DEVELOP A WALK-ON MENTALITY

 

As college football gears up for another season, practices have started on campuses all across the country. A popular new tradition among college coaches is finding unique and creative ways to surprise walk-on players with the life-changing news that they’ve received a scholarship. Walk-ons are members of the team who pay their own way – like a typical college student – and usually serve as one of the last guys on the depth chart. Though they typically aren’t headliners, it’s obvious in the clips below how popular and important walk-ons can be. It doesn't matter how big a football fan you are – if you need a little joy in your life today, this video is well worth your time.

 
 

As you can see, teammates and coaches alike love seeing a walk-on get surprised with a scholarship. It’s so rewarding mainly because as members of the team, walk-ons are among the most deserving. The scholarship players are typically superior to walk-ons in size, strength, and athletic skill. Scholarship players usually have a higher recruiting profile, a more impressive national ranking, and a better opportunity to play the day they set foot on campus. But for all the things they have, scholarship players can sometimes be deficient in important areas where walk-ons thrive. That's why, as a champion sports parent, I want to encourage you today to help your child develop a walk-on mentality.

Walk-ons usually aren’t the biggest, strongest, or most athletic. If they were, it’s likely they’d have earned a scholarship from the get-go. But often, walk-ons stand out and separate themselves for different reasons. When rewarding a walk-on with a scholarship, coaches regularly reference the hard work, relentless determination, and singular effort these players have shown. There’s usually a unique level of toughness to a walk-on – many of them have had to overcome struggles and challenges and, in doing so, they've developed an uncommon level of guts and grit. And walk-ons are typically driven to do the hard work it takes to be their best not by some burden or obligation to the financial aid check they’ve been written, but rather by an authentic passion for the game they love.

If you’ve seen the movie Rudy, about the iconic Notre Dame walk-on Daniel “Rudy” Ruettiger, you may remember the frustrated Fighting Irish coach yelling at one of his scholarship players, “If you had a tenth the heart of Ruettiger, you’d have made All American by now!” Rudy didn’t possess a lot of the physical qualities of his highly-recruited scholarship teammates, but he sure made his mark on Notre Dame football history. Despite his limitations, it was impossible for anyone to question the size of his heart.

Regardless of your child's physical ability, you should be helping him learn to think and play like a walk-on. You do this by intentionally cultivating his effort, his toughness, and his heart for the game. If he's strong in those areas, he’s much more likely to maximize whatever God-given potential he’s got. Even if he’s not as physically gifted as those around him, you might be surprised how much success is out there for the relentlessly determined, gutty, gritty competitor with the huge heart. This guy often ends up playing longer – and better – not only than his physical ability should allow, but longer and better than many of those more gifted athletes around him.

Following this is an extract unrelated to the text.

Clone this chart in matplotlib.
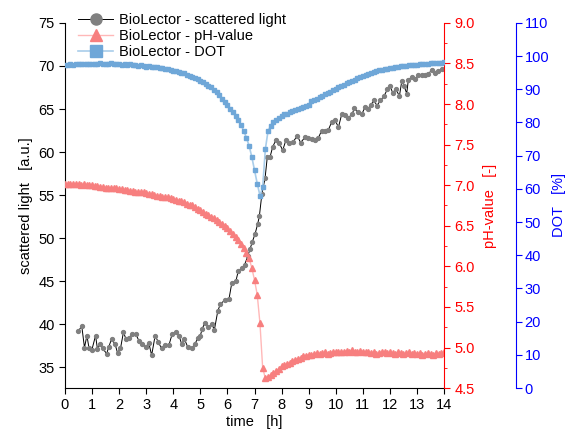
import numpy as np
import matplotlib
matplotlib.use("Agg")
import matplotlib.pyplot as plt
from matplotlib.ticker import MultipleLocator, FormatStrFormatter

plt.rcParams['font.family'] = ['Liberation Sans', 'DejaVu Sans']
plt.rcParams['font.size'] = 10.5

# -----------------------------
# Data
# -----------------------------
# scattered light [a.u.]
sl_time = [0.49, 0.62, 0.72, 0.81, 0.89, 0.99, 1.13, 1.20, 1.29, 1.39, 1.54, 1.62,
           1.72, 1.85, 1.94, 2.05, 2.16, 2.25, 2.36, 2.49, 2.61, 2.73, 2.86, 2.98,
           3.10, 3.20, 3.33, 3.45, 3.57, 3.69, 3.84, 3.96, 4.10, 4.21, 4.31, 4.41,
           4.53, 4.68, 4.80, 4.90, 4.99, 5.07, 5.17, 5.30, 5.42, 5.52, 5.64, 5.74,
           5.91, 6.06, 6.16, 6.31, 6.40, 6.53, 6.63, 6.75, 6.84, 6.92, 7.02, 7.12,
           7.18, 7.27, 7.39, 7.47, 7.57, 7.67, 7.79, 7.92, 8.04, 8.16, 8.28, 8.43,
           8.58, 8.70, 8.86, 8.98, 9.11, 9.23, 9.35, 9.48, 9.60, 9.73, 9.85, 9.97,
           10.10, 10.22, 10.35, 10.47, 10.60, 10.69, 10.81, 10.96, 11.08, 11.18, 11.30, 11.41,
           11.52, 11.65, 11.78, 11.91, 12.00, 12.10, 12.22, 12.35, 12.44, 12.52, 12.62, 12.68,
           12.80, 12.93, 13.05, 13.17, 13.29, 13.42, 13.54, 13.67, 13.79, 13.91]
sl_value = [39.2, 39.8, 37.3, 38.7, 37.2, 37.0, 38.7, 37.1, 37.7, 37.2, 36.6, 37.4,
            38.3, 37.7, 36.7, 37.2, 39.1, 38.3, 38.4, 38.9, 38.9, 38.1, 37.7, 37.4,
            37.8, 36.4, 38.7, 37.9, 37.2, 37.6, 37.6, 38.9, 39.1, 38.7, 37.7, 38.3,
            37.4, 37.2, 37.7, 38.4, 38.6, 39.5, 40.2, 39.7, 40.0, 39.4, 41.5, 42.4,
            42.8, 43.0, 44.8, 45.0, 46.2, 46.5, 46.9, 47.9, 48.8, 49.6, 50.5, 51.7,
            52.6, 55.1, 57.0, 59.4, 59.4, 60.6, 61.4, 61.0, 60.2, 61.4, 61.0, 61.2,
            61.9, 61.1, 61.7, 61.6, 61.5, 61.4, 61.6, 62.5, 62.4, 62.6, 63.5, 63.7,
            62.9, 64.4, 64.3, 64.0, 64.4, 65.1, 64.6, 64.4, 65.2, 65.0, 65.5, 66.0,
            65.4, 66.0, 66.5, 67.3, 67.7, 66.9, 67.3, 66.5, 68.3, 67.7, 66.8, 68.4,
            68.7, 68.5, 68.9, 68.9, 69.0, 69.1, 69.5, 69.2, 69.4, 69.6]

# pH and DOT logged every 0.1 h from 0 to 14 h
sensor_time = np.arange(141) / 10.0
ph_value = [7.02, 7.02, 7.01, 7.02, 7.01, 7.01, 7.00, 7.01, 7.00, 7.00, 7.00,
            6.99, 6.99, 6.98, 6.98, 6.97, 6.97, 6.97, 6.96, 6.96, 6.95,
            6.95, 6.94, 6.94, 6.93, 6.93, 6.92, 6.92, 6.91, 6.91, 6.90,
            6.89, 6.89, 6.88, 6.87, 6.87, 6.86, 6.85, 6.85, 6.84, 6.83,
            6.82, 6.81, 6.80, 6.79, 6.77, 6.76, 6.75, 6.73, 6.71, 6.69,
            6.67, 6.65, 6.63, 6.61, 6.59, 6.57, 6.55, 6.52, 6.50, 6.47,
            6.43, 6.40, 6.36, 6.32, 6.28, 6.22, 6.16, 6.10, 5.98, 5.83,
            5.65, 5.30, 4.75, 4.62, 4.64, 4.66, 4.69, 4.71, 4.73, 4.77,
            4.78, 4.80, 4.81, 4.83, 4.85, 4.86, 4.87, 4.89, 4.90, 4.91,
            4.91, 4.92, 4.93, 4.92, 4.93, 4.94, 4.92, 4.93, 4.95, 4.94,
            4.95, 4.94, 4.95, 4.96, 4.95, 4.97, 4.95, 4.94, 4.96, 4.95,
            4.94, 4.95, 4.93, 4.94, 4.92, 4.93, 4.95, 4.94, 4.93, 4.94,
            4.93, 4.92, 4.94, 4.93, 4.92, 4.93, 4.94, 4.92, 4.93, 4.92,
            4.93, 4.91, 4.92, 4.93, 4.92, 4.91, 4.93, 4.92, 4.93, 4.94]
dot_value = [97.3, 97.4, 97.5, 97.4, 97.6, 97.5, 97.6, 97.7, 97.5, 97.6, 97.6,
             97.7, 97.6, 97.8, 97.6, 97.7, 97.5, 97.9, 97.6, 97.5, 97.7,
             97.4, 97.6, 97.3, 97.5, 97.2, 97.3, 97.1, 97.2, 97.0, 96.8,
             96.9, 96.7, 96.6, 96.7, 96.4, 96.3, 96.1, 96.2, 95.9, 95.6,
             95.4, 95.3, 95.0, 94.8, 94.3, 94.1, 93.7, 93.4, 93.0, 92.6,
             92.1, 91.6, 91.1, 90.6, 89.8, 89.2, 88.2, 87.2, 86.2, 85.2,
             84.2, 83.2, 82.0, 80.6, 79.2, 77.5, 75.4, 73.0, 69.6, 65.6,
             61.6, 58.0, 60.5, 72.0, 77.5, 79.0, 80.2, 80.8, 81.3, 82.0,
             82.5, 82.7, 83.1, 83.4, 83.7, 84.1, 84.4, 84.8, 85.0, 85.4,
             86.4, 86.8, 87.2, 87.6, 88.1, 88.5, 88.9, 89.3, 89.8, 90.2,
             90.6, 91.0, 91.4, 91.8, 92.2, 92.6, 92.9, 93.3, 93.6, 94.0,
             94.2, 94.6, 94.9, 95.2, 95.5, 95.7, 95.9, 96.1, 96.2, 96.4,
             96.5, 96.6, 96.8, 96.9, 97.0, 97.1, 97.2, 97.3, 97.3, 97.4,
             97.5, 97.6, 97.6, 97.7, 97.8, 97.8, 97.9, 97.9, 98.0, 98.1]

RED = '#ff0000'
BLUE = '#0000ff'

# -----------------------------
# Figure
# -----------------------------
fig = plt.figure(figsize=(5.65, 4.4), dpi=100)
ax = fig.add_axes([0.115, 0.118, 0.671, 0.830])
ax2 = ax.twinx()
ax3 = ax.twinx()
ax3.spines['right'].set_position(('outward', 52))

l1, = ax.plot(sl_time, sl_value, color='black', lw=0.7, marker='o', ms=2.8,
              mfc='#808080', mec='#808080', label='BioLector - scattered light')
l2, = ax2.plot(sensor_time, ph_value, color='#ffb8b8', lw=1.0, marker='^', ms=3.8,
               mfc='#f77f7f', mec='#f77f7f', label='BioLector - pH-value')
l3, = ax3.plot(sensor_time, dot_value, color='#a9cdea', lw=1.2, marker='s', ms=3.1,
               mfc='#6fa7d8', mec='#6fa7d8', label='BioLector - DOT')

# host axis
ax.set_xlim(0, 14)
ax.set_ylim(32.6, 75)
ax.set_xticks(range(0, 15))
ax.set_yticks(range(35, 80, 5))
ax.set_xlabel('time   [h]', labelpad=2)
ax.set_ylabel('scattered light   [a.u.]')
ax.tick_params(direction='out', length=4)
ax.spines['top'].set_visible(False)
ax.spines['right'].set_visible(False)

# pH axis
ax2.set_ylim(4.5, 9.0)
ax2.yaxis.set_major_locator(MultipleLocator(0.5))
ax2.yaxis.set_minor_locator(MultipleLocator(0.25))
ax2.yaxis.set_major_formatter(FormatStrFormatter('%.1f'))
ax2.set_ylabel('pH-value   [-]', color=RED, labelpad=6)
ax2.tick_params(axis='y', which='both', direction='out', colors=RED)
ax2.tick_params(axis='y', which='major', length=4)
ax2.tick_params(axis='y', which='minor', length=2.5)
ax2.spines['right'].set_color(RED)

# DOT axis
ax3.set_ylim(0, 110)
ax3.set_yticks(range(0, 120, 10))
ax3.set_ylabel('DOT   [%]', color=BLUE, labelpad=2)
ax3.tick_params(axis='y', direction='out', length=4, pad=2, colors=BLUE)
ax3.spines['right'].set_color(BLUE)

for a in (ax2, ax3):
    a.spines['top'].set_visible(False)
    a.spines['left'].set_visible(False)
    a.spines['bottom'].set_visible(False)

leg = ax3.legend(handles=[l1, l2, l3], loc='upper left', bbox_to_anchor=(0.123, 0.99),
                 bbox_transform=fig.transFigure, frameon=False, markerscale=2.6,
                 handlelength=2.4, handletextpad=0.4, labelspacing=0.12, borderaxespad=0.2)
leg.legend_handles[0].set_markersize(8)
leg.legend_handles[1].set_markersize(9)
leg.legend_handles[2].set_markersize(8)

fig.savefig('out.png', dpi=100)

If your child is lucky enough to be one of those gifted athletes – if he has elite level size, strength, and skill, then your responsibility to developing his walk-on mentality is no less important. He may have serious potential, but he’ll never come close to becoming his best if you haven’t deliberately developed in him that effort, that toughness, and that heart for playing the game he loves. If you are intentional about building and cultivating those qualities, then you've found the formula for making him really special: a superstar athlete with a walk-on mentality.

On the other hand, if you aren’t intentional about building and cultivating those qualities, you might end up disappointed someday. It’d be tough for you to have to hear a coach barking at your child, “If you had a tenth the heart of that walk-on, you’d have made All-American by now!” At that point, you’d both wish he was stronger in those important areas where walk-ons have a tendency to thrive.

If you’re serious about helping your young athlete become a champion, I hope you’ll see clearly today that developing his effort, his toughness, and his heart will be required to make it happen. As his parent, you are the one responsible for cultivating your child's growth in these important areas. I can’t promise you – even if you do that important work – that one day he’ll be rewarded with a full athletic scholarship; but I can promise that you won’t regret doing what it takes to help him become his very best. And who knows? There might be some surprises waiting out there for your determined, gritty, passionate, competitor of a kid. That’s your child with a walk-on mentality. That’s your child, the champion.